The fronted must choose which specific integer type that "int" in C maps to. At that point, the IR is no longer machine independent - if you pick 32 bit signed ints to represent C "int", your program will not match the C ABI on any platform using 16 bit unsigned int as C "int" and you won't be able to directly make calls to libraries on that platform, for example.

eropple · on July 25, 2013

So use uint32_t?

vidarh · on July 26, 2013

This misses the point. The point is that if you pass a C program that uses "int" through a C-compiler that spits out LLVM IR, the resulting LLVM IR is not portable.

You might not be able to change the C program - it might be using "int" because the libraries it needs to interface to uses "int" in their signature (and handles it appropriately) on the platforms you care about.

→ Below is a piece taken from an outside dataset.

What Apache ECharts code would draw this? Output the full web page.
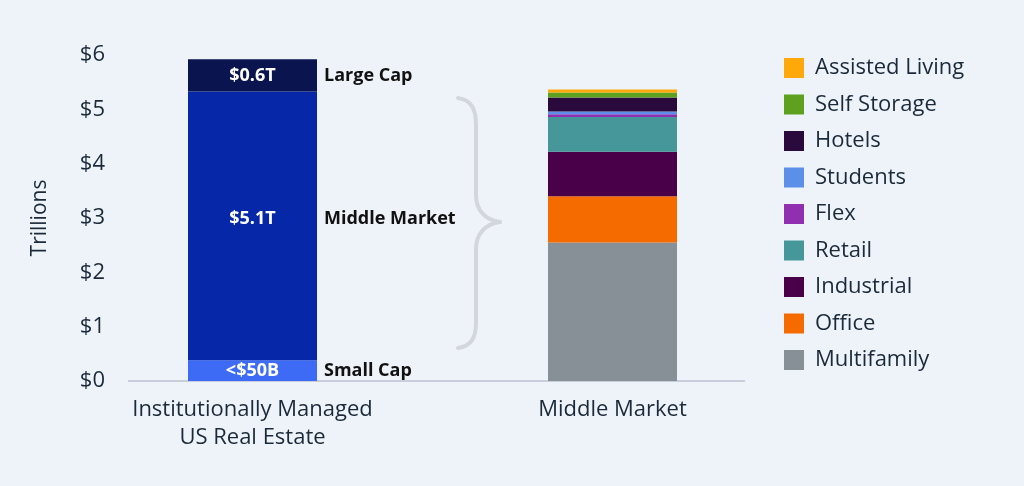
<!DOCTYPE html>
<html lang="en">
<head>
    <meta charset="UTF-8">
    <title>Middle Market</title>
    <style>
        html, body { margin: 0; padding: 0; background: #EEF3F9; }
        #main { width: 1024px; height: 486px; }
    </style>
</head>
<body>
<div id="main"></div>
<script src="https://cdn.jsdelivr.net/npm/echarts@6/dist/echarts.min.js"></script>
<script>
    // category labels on the x axis
    const categories = ['Institutionally Managed\nUS Real Estate', 'Middle Market'];
    const yTicks = [0, 1, 2, 3, 4, 5, 6];

    // left bar: market size by cap (trillions, bottom to top)
    const capNames = ['Small Cap', 'Middle Market', 'Large Cap'];
    const capValues = [0.38, 4.95, 0.59];
    const capLabels = ['<$50B', '$5.1T', '$0.6T'];
    const capColors = ['#3D6BF5', '#0527A8', '#0A1550'];

    // right bar: middle market by sector (trillions, bottom to top)
    const sectorNames = ['Multifamily', 'Office', 'Industrial', 'Retail', 'Flex',
        'Students', 'Hotels', 'Self Storage', 'Assisted Living'];
    const sectorValues = [2.55, 0.85, 0.82, 0.64, 0.05, 0.05, 0.26, 0.09, 0.055];
    const sectorColors = ['#878F97', '#F56B00', '#4A0048', '#46979A', '#9030B0',
        '#5B8FE8', '#2A0A3C', '#5DA11E', '#FFA80A'];

    const ink = '#1B2A3A';
    const font = 'Open Sans';
    const barW = 129;
    // plot area: bars are centred in two bands, axis line drawn from 128 to 745
    const gridLeft = 72.5, gridRight = 231.5, gridTop = 55, gridBottom = 105;
    const axisFrom = 128, axisTo = 745;

    const myChart = echarts.init(document.getElementById('main'));

    // the tall middle segment has its labels a little above centre
    const labelShift = (i) => (i === 1 ? [0, -7] : [0, 0]);

    const series = [];
    // left bar segments with inside value labels
    capNames.forEach((name, i) => {
        series.push({
            name: name,
            type: 'bar',
            stack: 'total',
            barWidth: barW,
            barGap: '-100%',
            itemStyle: {color: capColors[i]},
            label: {
                show: true,
                position: 'inside',
                offset: labelShift(i),
                formatter: capLabels[i],
                color: '#fff',
                fontSize: 18,
                fontWeight: 'bold',
                fontFamily: font
            },
            data: [capValues[i], null]
        });
    });
    // invisible copy of the left bar, carrying the names on the right
    capNames.forEach((name, i) => {
        series.push({
            name: name + ' label',
            type: 'bar',
            stack: 'ghost',
            barWidth: barW,
            barGap: '-100%',
            itemStyle: {color: 'rgba(0,0,0,0)'},
            label: {
                show: true,
                position: 'right',
                distance: 7,
                offset: labelShift(i),
                formatter: name,
                color: '#111',
                fontSize: 18,
                fontWeight: 'bold',
                fontFamily: font
            },
            silent: true,
            data: [capValues[i], null]
        });
    });
    // right bar segments
    sectorNames.forEach((name, i) => {
        series.push({
            name: name,
            type: 'bar',
            stack: 'total',
            barWidth: barW,
            barGap: '-100%',
            itemStyle: {color: sectorColors[i]},
            data: [null, sectorValues[i]]
        });
    });

    // curly brace pieces
    const braceStyle = {stroke: '#D3D7DD', lineWidth: 4, lineCap: 'round', fill: null};
    const curve = (x1, y1, cpx1, cpy1, cpx2, cpy2, x2, y2) => ({
        type: 'bezierCurve', silent: true, style: braceStyle,
        shape: {x1, y1, cpx1, cpy1, cpx2, cpy2, x2, y2}
    });
    const segment = (x1, y1, x2, y2, style) => ({
        type: 'line', silent: true, style: style || braceStyle,
        shape: {x1, y1, x2, y2}
    });
    const brace = [
        curve(458, 98, 472, 100, 476, 110, 476, 125),
        segment(476, 125, 476, 195),
        curve(476, 195, 476, 210, 485, 220, 500, 222),
        curve(500, 222, 485, 224, 476, 234, 476, 249),
        segment(476, 249, 476, 322),
        curve(476, 322, 476, 337, 472, 346, 458, 348)
    ];

    const option = {
        backgroundColor: '#EEF3F9',
        animation: false,
        textStyle: {fontFamily: font},
        grid: {left: gridLeft, right: gridRight, top: gridTop, bottom: gridBottom},
        legend: {
            orient: 'vertical',
            left: 784,
            top: 57,
            padding: 0,
            icon: 'rect',
            itemWidth: 20,
            itemHeight: 20,
            itemGap: 14.5,
            data: sectorNames.slice().reverse(),
            textStyle: {fontSize: 22, color: ink, fontFamily: font, padding: [0, 0, 0, 6]}
        },
        xAxis: {
            type: 'category',
            data: categories,
            splitLine: {show: false},
            axisTick: {show: false},
            axisLine: {show: false},
            axisLabel: {
                margin: 15,
                fontSize: 22,
                lineHeight: 28,
                color: ink,
                fontFamily: font
            }
        },
        yAxis: {
            type: 'value',
            min: yTicks[0],
            max: yTicks[yTicks.length - 1],
            interval: 1,
            offset: gridLeft - axisFrom,
            name: 'Trillions',
            nameLocation: 'middle',
            nameRotate: 90,
            nameGap: 77,
            nameTextStyle: {fontSize: 21, color: ink, fontFamily: font},
            splitLine: {show: false},
            axisTick: {show: false},
            axisLine: {show: false},
            axisLabel: {
                formatter: (v) => '$' + v,
                margin: 23,
                fontSize: 22,
                color: ink,
                fontFamily: font
            }
        },
        graphic: brace,
        series: series
    };

    myChart.setOption(option);

    // baseline under the bars, placed at the value-axis zero
    const y0 = myChart.convertToPixel({yAxisIndex: 0}, 0);
    myChart.setOption({
        graphic: brace.concat([
            segment(axisFrom, y0, axisTo, y0, {stroke: '#C8CFDA', lineWidth: 2})
        ])
    });
</script>
</body>
</html>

phaemon · on July 24, 2013

Ah, I think I see....you mean I could write non-portable IR code by doing that, although LLVM would never produce code like that? I guess there must always be IR that the frontend will never produce then?

caf · on July 24, 2013

No, the implication is that the LLVM IR that the frontend produces changes depending on the ultimate target that the LLVM IR will be compiled to. In other words, the frontends aren't backend-agnostic.

phaemon · on July 24, 2013

Oh, right! That makes more sense. So you have to specify the backend when you start the process? I didn't know LLVM did that.

azakai · on July 25, 2013

Yes, the frontend very much knows what target you are aiming for. It greatly affects the IR that is generated.

And once you generate that IR, you can't just built it to an arbitrary target, it must be the one it was generated for.

KenoFischer · on July 24, 2013

No, every LLVM frontend (e.g. Clang) has to do so all the time for things to work.

phaemon · on July 24, 2013

That makes no sense at all. You've just said that every LLVM frontend has to produce code that every LLVM frontend won't produce! If you mean something different, then could you please be clearer, as I really don't understand what you're talking about.

[EDIT: caf's post made it clearer. I know what you meant now]

bodyfour · on July 25, 2013

     int a() { return sizeof(void *); }

Obviously a trivial example, but it's illustrative: the front-end compiler knows a bunch of things about your target and bakes that information into the IL. If you took IL generated by the compiler with "-arch i386" and then compiled the IL using "-arch x86_64" it's quite possible to get a non-working executable.

It's possible to carefully write IL that will work on multiple platforms as done in this blog post, but I'm not sure how useful that really is. You're still giving up the exact control that assembly gives you, so I don't know how much better you'd get than clang-produced IR. In other words, if you want "portable assembly language" use C.

Still, its an interesting blog post. It's good to show people how the compiler works behind the curtain.